New Research Improves LLM Spatial Reasoning Through Dimensional Decomposition

Researchers have developed a neuro-symbolic pipeline that significantly improves large language models’ ability to handle spatial construction tasks by separating planning dimensions.

According to a paper published on arxiv.org, the approach uses “2.5-D decomposition” where the LLM plans in a two-dimensional horizontal plane while a deterministic executor computes vertical placement from column occupancy. This method “eliminates an entire class of errors” that LLMs typically make when generating three-dimensional block placements.

On the Build What I Mean benchmark consisting of 160 rounds, GPT-4o-mini using this pipeline achieved 94.6% mean structural accuracy across 12 independent runs, according to the paper. This outperformed both GPT-4o at 90.3% and the best competing system at 76.3%. A controlled ablation study confirmed that 2.5-D decomposition accounted for 50.7 percentage points of accuracy improvement.

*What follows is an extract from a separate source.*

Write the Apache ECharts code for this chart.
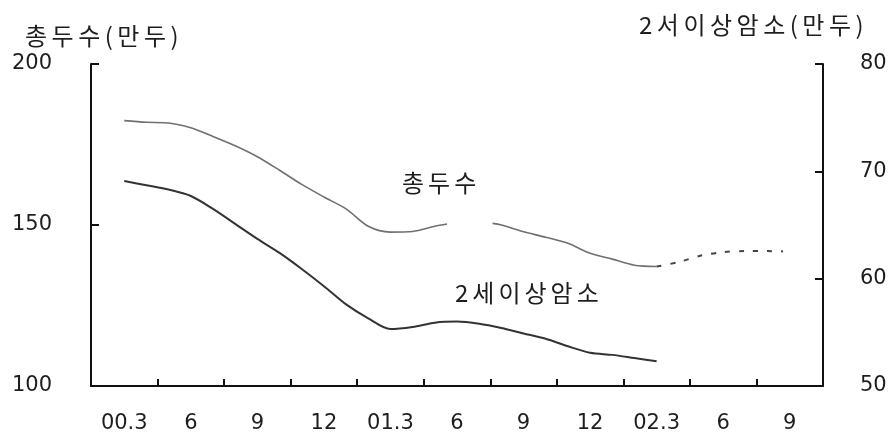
<!DOCTYPE html>
<html><head><meta charset="utf-8">
<script src="https://cdn.jsdelivr.net/npm/echarts@6/dist/echarts.min.js"></script>
<style>html,body{margin:0;padding:0;background:#fff}#c{width:896px;height:438px}</style>
</head><body><div id="c"></div>
<script>
// quarterly categories and their printed tick labels
var categories = ['00.3','00.6','00.9','00.12','01.3','01.6','01.9','01.12','02.3','02.6','02.9'];
var tickLabels = ['00.3','6','9','12','01.3','6','9','12','02.3','6','9'];
// months after 2000.3 (0 = 00.3) at which values were read
var totalMonths  = [0,1,2,3,4,5,6,7,8,9,10,11,12,13,14,14.55,15.5,16.6,17,18,19,20,21,22,23,24];
var totalValues  = [182.4,181.9,181.7,180.2,177.5,174.6,171.2,167.0,162.6,158.7,155.0,149.6,147.8,148.0,149.6,150.3,null,150.5,150.0,147.9,146.2,144.3,141.2,139.4,137.5,137.1];
var totalFcMonths = [24,25,26,27,28,29,29.7];
var totalFcValues = [137.1,138.5,140.5,141.6,141.9,141.9,141.8];
var cowMonths = [0,1,2,3,4,5,6,7,8,9,10,11,12,13,14,15,16,17,18,19,20,21,22,23,24];
var cowValues = [69.1,68.7,68.3,67.7,66.5,65.1,63.7,62.4,60.9,59.3,57.6,56.3,55.3,55.5,55.9,56.0,55.8,55.4,54.9,54.4,53.7,53.1,52.9,52.6,52.3];
var leftTicks = [100,150,200];
var rightTicks = [50,60,70,80];

function pairs(xs, ys){ return xs.map(function(x,i){ return [x, ys[i]]; }); }

var numFont = {fontFamily:'DejaVu Sans', fontSize:21, color:'#1e1e1e'};
var KFAM = 'Noto Sans CJK KR', KSIZE = 24;
var measureCtx = document.createElement('canvas').getContext('2d');
measureCtx.font = KSIZE + 'px "' + KFAM + '"';
// Korean label drawn with wide letter spacing, as in the printed original
function spacedText(str, x, yMid, gap){
  var children = [], cx = x;
  Array.from(str).forEach(function(ch){
    children.push({type:'text', x:cx, y:yMid, style:{text:ch, fontFamily:KFAM, fontSize:KSIZE, fill:'#1e1e1e', verticalAlign:'middle', align:'left'}});
    cx += measureCtx.measureText(ch).width + gap;
  });
  return {type:'group', children:children};
}

var chart = echarts.init(document.getElementById('c'), null, {renderer:'canvas'});
chart.setOption({
  animation:false,
  backgroundColor:'#fff',
  grid:{left:91, right:73, top:64, bottom:52, containLabel:false, outerBoundsMode:'none'},
  xAxis:[{
    type:'category', data:categories, boundaryGap:true, position:'bottom',
    axisLine:{show:true, onZero:false, lineStyle:{color:'#111', width:2}},
    axisTick:{show:true, inside:true, interval:0, alignWithLabel:false, length:7, lineStyle:{color:'#111', width:2}},
    axisLabel:Object.assign({show:true, interval:0, margin:27, formatter:function(v,i){return tickLabels[i];}}, numFont),
    splitLine:{show:false}
  },{
    type:'value', min:-1.5, max:31.5, show:false
  }],
  yAxis:[{
    type:'value', min:leftTicks[0], max:leftTicks[leftTicks.length-1], interval:50,
    axisLine:{show:true, onZero:false, lineStyle:{color:'#111', width:2}},
    axisTick:{show:true, inside:true, length:8, lineStyle:{color:'#111', width:2}},
    axisLabel:Object.assign({margin:39}, numFont),
    splitLine:{show:false}
  },{
    type:'value', min:rightTicks[0], max:rightTicks[rightTicks.length-1], interval:10, position:'right',
    axisLine:{show:true, onZero:false, lineStyle:{color:'#111', width:2}},
    axisTick:{show:true, inside:true, length:8, lineStyle:{color:'#111', width:2}},
    axisLabel:Object.assign({margin:37}, numFont),
    splitLine:{show:false}
  }],
  graphic:[
    spacedText('총두수(만두)', 25, 36, 4.5),
    spacedText('2서이상암소(만두)', 639, 25, 4.5),
    spacedText('총두수', 402, 183, 4),
    spacedText('2세이상암소', 455, 293, 4)
  ],
  series:[{
    name:'총두수', type:'line', xAxisIndex:1, yAxisIndex:0, smooth:0.3, showSymbol:false,
    connectNulls:false, data:pairs(totalMonths,totalValues),
    lineStyle:{color:'#707070', width:1.6}
  },{
    name:'총두수 전망', type:'line', xAxisIndex:1, yAxisIndex:0, smooth:0.3, showSymbol:false,
    data:pairs(totalFcMonths,totalFcValues),
    lineStyle:{color:'#444', width:2, type:[5,9]}
  },{
    name:'2세이상암소', type:'line', xAxisIndex:1, yAxisIndex:1, smooth:0.3, showSymbol:false,
    data:pairs(cowMonths,cowValues),
    lineStyle:{color:'#333', width:2}
  }]
});
</script></body></html>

The pipeline also demonstrated practical viability on edge hardware. According to the research, Nemotron-3 120B running locally on an NVIDIA Jetson Thor AGX matched the cloud result at 94.5% “with no prompt modifications.”

The paper states the underlying principle of “removing deterministic dimensions from the LLM’s output space” applies to any construction or assembly task where physical constraints like gravity fix one or more degrees of freedom. A transfer experiment on 500 IGLU collaborative building tasks confirmed the approach generalizes beyond the primary benchmark.